## Problem to solve
Omit all images, then repeat exactly the lines below from the one containing "Write the Chart.js code for this chart." through the one containing "const class1YTicks = [0, 2, 4, 6, 8];", both ends included.

## Items
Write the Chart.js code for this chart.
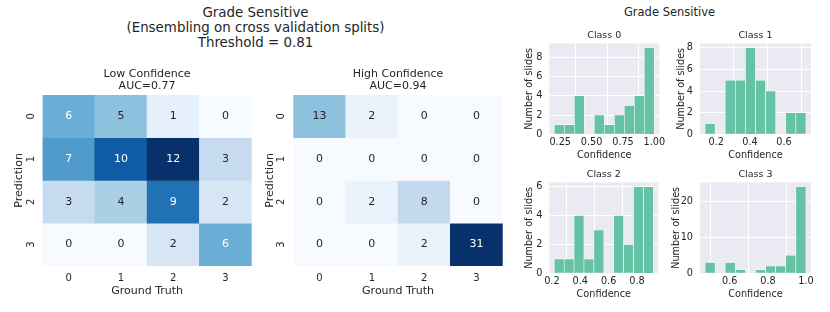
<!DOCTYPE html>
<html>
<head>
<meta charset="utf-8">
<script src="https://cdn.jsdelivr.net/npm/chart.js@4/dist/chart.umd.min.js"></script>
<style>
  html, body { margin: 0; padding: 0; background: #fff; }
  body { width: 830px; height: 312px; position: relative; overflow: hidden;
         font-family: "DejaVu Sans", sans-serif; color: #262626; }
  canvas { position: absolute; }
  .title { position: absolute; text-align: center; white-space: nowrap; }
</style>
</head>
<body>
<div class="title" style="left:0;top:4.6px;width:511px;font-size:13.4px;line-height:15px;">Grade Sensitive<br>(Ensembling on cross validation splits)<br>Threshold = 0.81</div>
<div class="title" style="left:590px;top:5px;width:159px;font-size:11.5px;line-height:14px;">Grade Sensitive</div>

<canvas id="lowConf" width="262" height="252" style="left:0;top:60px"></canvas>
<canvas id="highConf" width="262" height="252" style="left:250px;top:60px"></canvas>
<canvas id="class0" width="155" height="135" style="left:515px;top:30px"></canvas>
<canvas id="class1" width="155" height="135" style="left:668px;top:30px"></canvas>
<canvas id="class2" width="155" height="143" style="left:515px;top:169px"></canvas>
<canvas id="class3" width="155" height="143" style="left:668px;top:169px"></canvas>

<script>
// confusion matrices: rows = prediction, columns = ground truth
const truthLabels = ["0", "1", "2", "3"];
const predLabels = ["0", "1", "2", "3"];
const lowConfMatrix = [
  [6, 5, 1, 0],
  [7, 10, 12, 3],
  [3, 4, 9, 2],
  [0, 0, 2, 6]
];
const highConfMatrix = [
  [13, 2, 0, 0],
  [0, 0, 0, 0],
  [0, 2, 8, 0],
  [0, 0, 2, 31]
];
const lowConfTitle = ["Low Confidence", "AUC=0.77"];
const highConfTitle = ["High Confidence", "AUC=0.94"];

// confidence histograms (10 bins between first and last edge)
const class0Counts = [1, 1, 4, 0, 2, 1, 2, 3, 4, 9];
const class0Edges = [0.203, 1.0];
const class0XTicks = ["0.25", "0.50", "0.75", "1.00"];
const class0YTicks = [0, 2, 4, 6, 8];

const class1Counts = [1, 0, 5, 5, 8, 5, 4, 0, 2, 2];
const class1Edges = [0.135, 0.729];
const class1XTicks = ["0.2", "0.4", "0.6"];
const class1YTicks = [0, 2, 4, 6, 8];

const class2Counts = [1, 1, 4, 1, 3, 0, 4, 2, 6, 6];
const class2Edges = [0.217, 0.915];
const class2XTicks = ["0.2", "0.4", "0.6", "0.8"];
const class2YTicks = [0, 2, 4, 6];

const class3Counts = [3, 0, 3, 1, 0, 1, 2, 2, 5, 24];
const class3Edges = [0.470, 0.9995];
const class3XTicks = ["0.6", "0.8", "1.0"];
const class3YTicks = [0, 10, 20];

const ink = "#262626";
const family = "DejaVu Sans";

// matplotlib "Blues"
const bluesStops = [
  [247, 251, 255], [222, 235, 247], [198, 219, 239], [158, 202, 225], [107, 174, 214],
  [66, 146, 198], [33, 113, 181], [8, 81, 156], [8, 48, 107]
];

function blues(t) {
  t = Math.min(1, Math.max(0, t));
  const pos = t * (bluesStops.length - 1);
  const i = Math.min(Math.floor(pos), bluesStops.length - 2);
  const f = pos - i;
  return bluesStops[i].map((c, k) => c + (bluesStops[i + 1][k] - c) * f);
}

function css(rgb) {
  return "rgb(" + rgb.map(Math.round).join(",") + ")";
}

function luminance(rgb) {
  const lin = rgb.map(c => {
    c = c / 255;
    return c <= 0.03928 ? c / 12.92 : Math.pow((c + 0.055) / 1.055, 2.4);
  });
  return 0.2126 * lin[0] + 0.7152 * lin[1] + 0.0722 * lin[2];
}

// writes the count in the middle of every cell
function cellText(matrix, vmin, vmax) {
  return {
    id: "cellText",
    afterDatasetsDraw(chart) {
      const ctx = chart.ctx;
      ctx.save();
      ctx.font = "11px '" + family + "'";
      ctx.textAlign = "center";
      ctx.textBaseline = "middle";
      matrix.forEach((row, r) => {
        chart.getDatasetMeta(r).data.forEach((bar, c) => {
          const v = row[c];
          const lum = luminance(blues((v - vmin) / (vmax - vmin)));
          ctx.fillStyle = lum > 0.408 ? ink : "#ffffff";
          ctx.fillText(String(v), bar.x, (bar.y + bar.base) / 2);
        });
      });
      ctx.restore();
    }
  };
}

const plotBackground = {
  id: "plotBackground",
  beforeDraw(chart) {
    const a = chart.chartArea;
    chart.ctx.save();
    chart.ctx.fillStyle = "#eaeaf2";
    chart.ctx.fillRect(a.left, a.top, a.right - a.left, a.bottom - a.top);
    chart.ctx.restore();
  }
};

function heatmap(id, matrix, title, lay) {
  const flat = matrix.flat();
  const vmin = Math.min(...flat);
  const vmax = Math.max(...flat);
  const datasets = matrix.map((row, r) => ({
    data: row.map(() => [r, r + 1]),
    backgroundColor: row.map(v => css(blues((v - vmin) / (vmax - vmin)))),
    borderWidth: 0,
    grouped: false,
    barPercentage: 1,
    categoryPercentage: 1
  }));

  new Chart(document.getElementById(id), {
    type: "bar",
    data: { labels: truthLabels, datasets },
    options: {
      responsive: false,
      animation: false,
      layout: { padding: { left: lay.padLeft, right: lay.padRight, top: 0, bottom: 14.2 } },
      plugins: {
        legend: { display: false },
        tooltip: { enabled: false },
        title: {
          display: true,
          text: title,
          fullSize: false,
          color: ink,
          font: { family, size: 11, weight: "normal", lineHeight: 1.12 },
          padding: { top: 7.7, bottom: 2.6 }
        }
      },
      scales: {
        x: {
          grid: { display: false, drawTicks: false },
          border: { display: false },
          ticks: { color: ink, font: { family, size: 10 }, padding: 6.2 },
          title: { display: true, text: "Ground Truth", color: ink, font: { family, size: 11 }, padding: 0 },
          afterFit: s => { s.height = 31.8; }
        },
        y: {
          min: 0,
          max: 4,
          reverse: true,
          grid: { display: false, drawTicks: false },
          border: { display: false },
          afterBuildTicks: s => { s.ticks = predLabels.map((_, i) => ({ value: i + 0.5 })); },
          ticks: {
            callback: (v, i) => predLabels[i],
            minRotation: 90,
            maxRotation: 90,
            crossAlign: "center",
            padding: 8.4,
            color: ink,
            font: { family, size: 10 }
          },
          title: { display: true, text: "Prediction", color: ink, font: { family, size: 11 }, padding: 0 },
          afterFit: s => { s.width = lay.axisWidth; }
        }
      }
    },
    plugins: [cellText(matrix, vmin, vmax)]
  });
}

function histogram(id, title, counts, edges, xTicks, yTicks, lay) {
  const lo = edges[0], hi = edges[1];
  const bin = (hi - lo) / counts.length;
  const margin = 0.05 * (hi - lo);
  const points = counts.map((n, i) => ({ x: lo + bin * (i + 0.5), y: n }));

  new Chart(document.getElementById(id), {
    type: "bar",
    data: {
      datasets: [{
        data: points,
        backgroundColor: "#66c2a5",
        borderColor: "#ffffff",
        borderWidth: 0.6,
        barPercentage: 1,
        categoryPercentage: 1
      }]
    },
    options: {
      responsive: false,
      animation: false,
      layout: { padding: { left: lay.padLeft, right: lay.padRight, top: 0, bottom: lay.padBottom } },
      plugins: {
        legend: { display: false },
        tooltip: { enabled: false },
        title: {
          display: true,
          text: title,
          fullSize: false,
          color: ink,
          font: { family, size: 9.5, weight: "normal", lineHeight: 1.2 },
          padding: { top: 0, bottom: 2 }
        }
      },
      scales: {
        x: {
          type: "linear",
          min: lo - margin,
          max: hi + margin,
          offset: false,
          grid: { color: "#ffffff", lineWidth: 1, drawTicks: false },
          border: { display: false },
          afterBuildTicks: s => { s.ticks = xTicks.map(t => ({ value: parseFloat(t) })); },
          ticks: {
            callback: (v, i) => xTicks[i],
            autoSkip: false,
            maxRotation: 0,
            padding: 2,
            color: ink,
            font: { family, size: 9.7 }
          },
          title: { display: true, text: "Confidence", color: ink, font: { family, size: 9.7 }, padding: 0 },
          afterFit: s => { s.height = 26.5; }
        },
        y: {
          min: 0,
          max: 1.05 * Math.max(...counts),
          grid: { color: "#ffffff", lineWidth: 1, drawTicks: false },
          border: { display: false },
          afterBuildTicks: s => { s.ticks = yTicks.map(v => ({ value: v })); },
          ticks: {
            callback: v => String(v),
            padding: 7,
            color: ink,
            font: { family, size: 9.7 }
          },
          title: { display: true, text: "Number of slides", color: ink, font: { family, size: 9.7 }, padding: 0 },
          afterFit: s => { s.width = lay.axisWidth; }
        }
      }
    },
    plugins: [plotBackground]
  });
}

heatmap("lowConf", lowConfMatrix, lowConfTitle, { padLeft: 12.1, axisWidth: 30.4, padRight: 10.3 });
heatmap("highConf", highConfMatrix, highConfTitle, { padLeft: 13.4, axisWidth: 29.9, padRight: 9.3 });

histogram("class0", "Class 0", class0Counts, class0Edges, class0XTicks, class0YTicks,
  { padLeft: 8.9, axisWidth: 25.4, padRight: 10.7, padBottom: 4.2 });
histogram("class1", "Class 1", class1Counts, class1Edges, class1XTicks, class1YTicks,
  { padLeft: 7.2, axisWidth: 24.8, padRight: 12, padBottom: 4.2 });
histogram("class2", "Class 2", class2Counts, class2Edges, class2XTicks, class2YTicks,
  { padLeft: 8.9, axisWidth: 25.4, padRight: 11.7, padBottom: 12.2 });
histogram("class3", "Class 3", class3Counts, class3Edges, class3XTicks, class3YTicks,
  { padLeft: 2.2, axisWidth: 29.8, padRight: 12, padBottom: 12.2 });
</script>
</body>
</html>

---

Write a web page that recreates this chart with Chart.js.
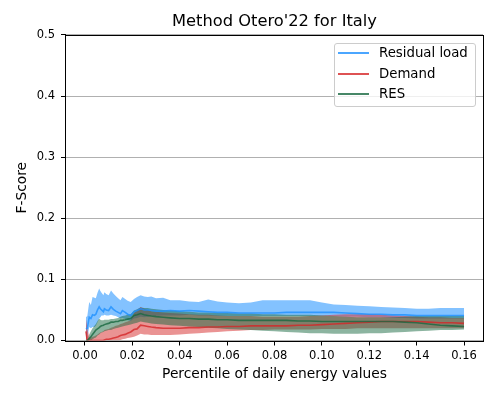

## Task solution
Write the Chart.js code for this chart.
<!DOCTYPE html>
<html>
<head>
<meta charset="utf-8">
<script src="https://cdn.jsdelivr.net/npm/chart.js@4/dist/chart.umd.min.js"></script>
<style>
  html, body { margin: 0; padding: 0; background: #fff; }
  body { width: 830px; height: 312px; position: relative; overflow: hidden;
         font-family: "DejaVu Sans", sans-serif; color: #262626; }
  canvas { position: absolute; }
  .title { position: absolute; text-align: center; white-space: nowrap; }
</style>
</head>
<body>
<div class="title" style="left:0;top:4.6px;width:511px;font-size:13.4px;line-height:15px;">Grade Sensitive<br>(Ensembling on cross validation splits)<br>Threshold = 0.81</div>
<div class="title" style="left:590px;top:5px;width:159px;font-size:11.5px;line-height:14px;">Grade Sensitive</div>

<canvas id="lowConf" width="262" height="252" style="left:0;top:60px"></canvas>
<canvas id="highConf" width="262" height="252" style="left:250px;top:60px"></canvas>
<canvas id="class0" width="155" height="135" style="left:515px;top:30px"></canvas>
<canvas id="class1" width="155" height="135" style="left:668px;top:30px"></canvas>
<canvas id="class2" width="155" height="143" style="left:515px;top:169px"></canvas>
<canvas id="class3" width="155" height="143" style="left:668px;top:169px"></canvas>

<script>
// confusion matrices: rows = prediction, columns = ground truth
const truthLabels = ["0", "1", "2", "3"];
const predLabels = ["0", "1", "2", "3"];
const lowConfMatrix = [
  [6, 5, 1, 0],
  [7, 10, 12, 3],
  [3, 4, 9, 2],
  [0, 0, 2, 6]
];
const highConfMatrix = [
  [13, 2, 0, 0],
  [0, 0, 0, 0],
  [0, 2, 8, 0],
  [0, 0, 2, 31]
];
const lowConfTitle = ["Low Confidence", "AUC=0.77"];
const highConfTitle = ["High Confidence", "AUC=0.94"];

// confidence histograms (10 bins between first and last edge)
const class0Counts = [1, 1, 4, 0, 2, 1, 2, 3, 4, 9];
const class0Edges = [0.203, 1.0];
const class0XTicks = ["0.25", "0.50", "0.75", "1.00"];
const class0YTicks = [0, 2, 4, 6, 8];

const class1Counts = [1, 0, 5, 5, 8, 5, 4, 0, 2, 2];
const class1Edges = [0.135, 0.729];
const class1XTicks = ["0.2", "0.4", "0.6"];
const class1YTicks = [0, 2, 4, 6, 8];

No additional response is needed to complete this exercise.